Climate Promises Have Been Made; It’s Time To Follow Through


Antonia Zong

The cartoon depicts Earth’s dire need to receive more climate funding amid rising temperatures

The Glasgow COP26 kicked off October 31, 2021, and ended on November 12 brimming with empty promises and long overdue financial vows; vows of which were promised to less developed countries more than a decade ago. 

  One of the key issues brought up at Glasgow concerned the 2009 COP’s plan to raise $100 billion for less developed countries to acclimate to clean energy. Twelve years later, not even half of this extravagant sum has been seen by said countries. 

  Of course, this donation is by no means easy to gather; the global destruction of Covid-19 has greatly dampened efforts to push the focus on climate finances. 

  COP26’s solution to this financial hole was to “call for developed country Parties to at least double their collective provision of climate finance for adaptation to developing country Parties from 2019 levels by 2025,” as stated by The Climate Finance Delivery Plan. 

  Possessing a concrete deadline is a reassurance for now, but experience has shown that humanity doesn’t particularly fare well under timely pressures. 

  If governments weren’t keen on raising the finances when the economy wasn’t straining under a global pandemic, it’s difficult to see how politicians will allow billions of dollars to leave the precious U.S banks. 

  After a vast economic depression of the pandemic, countries must work to build recovery programs that allow for the economy to heal, and simultaneously for the transition into clean energy. 

   Climate finance is by far an essential element to global warming mitigation efforts, with large-scale grants representing a sizable portion of the U.S’s financial contributions. These finances are divided into two categories: mitigation and adaptation. 

  While the control of both are crucial to cooling up the Earth, mitigation could be described as that focal point where all governments should be looking towards. 

  Adaptation must come after mitigation, and currently, mitigation efforts are still substantially lacking. The arctic is still melting at an alarming rate each year, and greenhouse gas emissions in the oceans haven’t subsided nearly enough for marine ecosystems to rehabilitate themselves. 
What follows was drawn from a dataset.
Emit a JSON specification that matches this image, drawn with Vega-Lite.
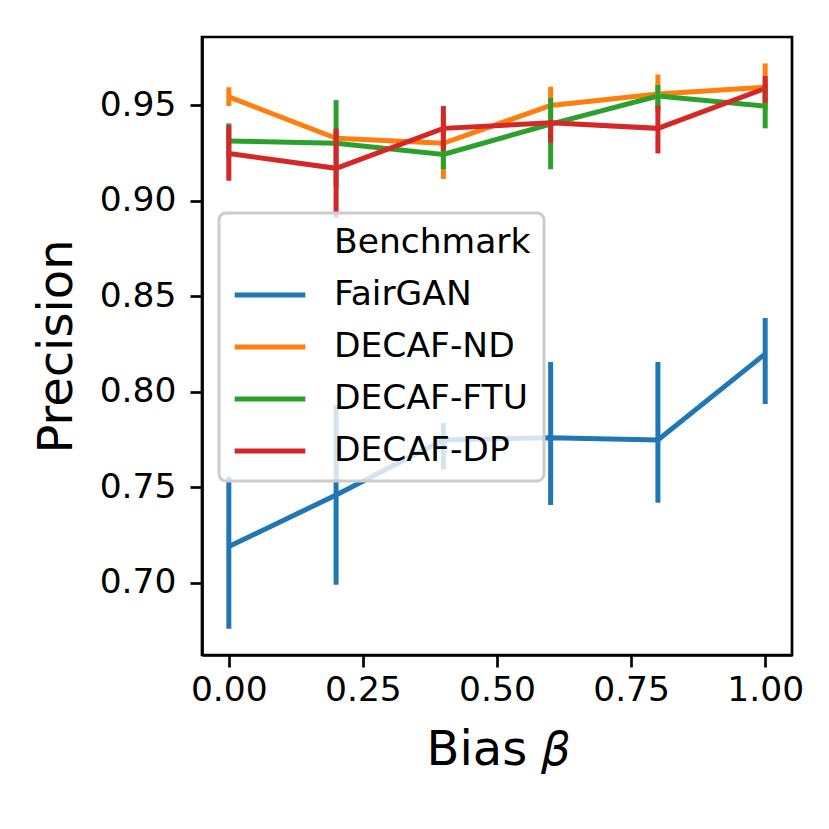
{
  "$schema": "https://vega.github.io/schema/vega-lite/v6.json",
  "width": 590,
  "height": 618,
  "autosize": {"type": "none"},
  "padding": {"left": 202, "top": 37, "right": 37, "bottom": 174},
  "background": "white",
  "config": {
    "view": {"stroke": "black", "strokeWidth": 2.7},
    "font": "DejaVu Sans",
    "axis": {
      "grid": false,
      "domainColor": "black",
      "domainWidth": 2.7,
      "tickColor": "black",
      "tickWidth": 2.7,
      "tickSize": 12,
      "labelFont": "DejaVu Sans",
      "labelFontSize": 34.5,
      "labelColor": "black",
      "titleFont": "DejaVu Sans",
      "titleFontSize": 48,
      "titleFontWeight": "normal",
      "titleColor": "black"
    },
    "legend": {
      "orient": "none",
      "legendX": 17,
      "legendY": 176,
      "padding": 13,
      "fillColor": "rgba(255,255,255,0.8)",
      "strokeColor": "#cccccc",
      "strokeWidth": 3,
      "cornerRadius": 7,
      "labelFont": "DejaVu Sans",
      "labelFontSize": 34.5,
      "labelColor": "black",
      "labelLimit": 400,
      "symbolType": "stroke",
      "symbolStrokeWidth": 5,
      "symbolSize": 5000,
      "labelOffset": 26,
      "clipHeight": 34,
      "rowPadding": 17
    }
  },
  "data": {
    "values": [
      {"beta": 0.0, "model": "FairGAN", "mean": 0.719, "lo": 0.676, "hi": 0.7556},
      {"beta": 0.2, "model": "FairGAN", "mean": 0.746, "lo": 0.699, "hi": 0.793},
      {"beta": 0.4, "model": "FairGAN", "mean": 0.7748, "lo": 0.7595, "hi": 0.7837},
      {"beta": 0.6, "model": "FairGAN", "mean": 0.776, "lo": 0.7408, "hi": 0.8156},
      {"beta": 0.8, "model": "FairGAN", "mean": 0.7748, "lo": 0.742, "hi": 0.8156},
      {"beta": 1.0, "model": "FairGAN", "mean": 0.8198, "lo": 0.7936, "hi": 0.8386},
      {"beta": 0.0, "model": "DECAF-ND", "mean": 0.9543, "lo": 0.9495, "hi": 0.9593},
      {"beta": 0.2, "model": "DECAF-ND", "mean": 0.9326, "lo": 0.928, "hi": 0.937},
      {"beta": 0.4, "model": "DECAF-ND", "mean": 0.930, "lo": 0.9113, "hi": 0.945},
      {"beta": 0.6, "model": "DECAF-ND", "mean": 0.9498, "lo": 0.940, "hi": 0.9596},
      {"beta": 0.8, "model": "DECAF-ND", "mean": 0.9558, "lo": 0.946, "hi": 0.966},
      {"beta": 1.0, "model": "DECAF-ND", "mean": 0.9593, "lo": 0.947, "hi": 0.9718},
      {"beta": 0.0, "model": "DECAF-FTU", "mean": 0.9312, "lo": 0.922, "hi": 0.9404},
      {"beta": 0.2, "model": "DECAF-FTU", "mean": 0.930, "lo": 0.907, "hi": 0.9526},
      {"beta": 0.4, "model": "DECAF-FTU", "mean": 0.9242, "lo": 0.9165, "hi": 0.932},
      {"beta": 0.6, "model": "DECAF-FTU", "mean": 0.940, "lo": 0.9164, "hi": 0.9538},
      {"beta": 0.8, "model": "DECAF-FTU", "mean": 0.9547, "lo": 0.948, "hi": 0.9605},
      {"beta": 1.0, "model": "DECAF-FTU", "mean": 0.9495, "lo": 0.9378, "hi": 0.961},
      {"beta": 0.0, "model": "DECAF-DP", "mean": 0.9247, "lo": 0.9104, "hi": 0.9395},
      {"beta": 0.2, "model": "DECAF-DP", "mean": 0.9169, "lo": 0.891, "hi": 0.9378},
      {"beta": 0.4, "model": "DECAF-DP", "mean": 0.9378, "lo": 0.926, "hi": 0.9495},
      {"beta": 0.6, "model": "DECAF-DP", "mean": 0.9407, "lo": 0.9303, "hi": 0.9422},
      {"beta": 0.8, "model": "DECAF-DP", "mean": 0.9378, "lo": 0.9247, "hi": 0.9495},
      {"beta": 1.0, "model": "DECAF-DP", "mean": 0.9587, "lo": 0.9512, "hi": 0.9652}
    ]
  },
  "encoding": {
    "x": {
      "field": "beta",
      "type": "quantitative",
      "scale": {"domain": [-0.05, 1.05], "nice": false, "zero": false},
      "axis": {"values": [0, 0.25, 0.5, 0.75, 1], "format": ".2f", "title": "Bias 𝛽", "labelPadding": 6, "titlePadding": 20}
    },
    "color": {
      "field": "model",
      "type": "nominal",
      "scale": {
        "domain": ["Benchmark", "FairGAN", "DECAF-ND", "DECAF-FTU", "DECAF-DP"],
        "range": ["rgba(0,0,0,0)", "#1f77b4", "#ff7f0e", "#2ca02c", "#d62728"]
      },
      "legend": {"title": null}
    }
  },
  "layer": [
    {
      "mark": {"type": "line", "strokeWidth": 5},
      "encoding": {
        "y": {
          "field": "mean",
          "type": "quantitative",
          "scale": {"domain": [0.6623, 0.9856], "nice": false, "zero": false},
          "axis": {"values": [0.7, 0.75, 0.8, 0.85, 0.9, 0.95], "format": ".2f", "title": "Precision", "labelPadding": 14, "titlePadding": 18}
        }
      }
    },
    {
      "mark": {"type": "rule", "strokeWidth": 5},
      "encoding": {
        "y": {"field": "lo", "type": "quantitative"},
        "y2": {"field": "hi"}
      }
    }
  ]
}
  CO2 emissions have dropped by 6.4% , or 2.3 billion tons, since the Covid-19 pandemic started: a bittersweet improvement on the meager efforts put into place before 2020. Who knew deadly viruses would make the largest dent on anthropogenic environmental disasters?

  Humanity can’t rely on global pandemics forever though. Mitigation finances must be put to use through the $100 billion budget, and governments around the world must actually take the money, and put it towards mitigation programs. 

  The peak of mitigation efforts have taken shape in the form of a potential coal deal. Governments plan to completely eliminate coal-fired plants, which would vastly improve CO2 emissions, and would require a full restructuring of the current transportation and electricity infrastructures. 

  The loss of coal-fired plants would greatly reduce the production of electricity temporarily, but renewable sources are proving to be more and more reliable. 

  Geothermal energy continuously uses the circulating heat beneath the Earth to power both heating systems and cooling systems. Although geothermal energy systems are relatively expensive for individual homes to own, these energy plants are significantly less expensive than coal-fired plants. 

  Large coal-fired plants can reach up to $2 billion to cover safety and production costs while smaller geothermal plants only cost $3,000-$5,000. 

  Indeed, action is currently being made, but global governments must match the mitigation and adaptation paces with the progression of climate change.  

  Earth won’t wait for humanity to catch up. Rapid action must take place to truly keep this planet under 2º C of warming.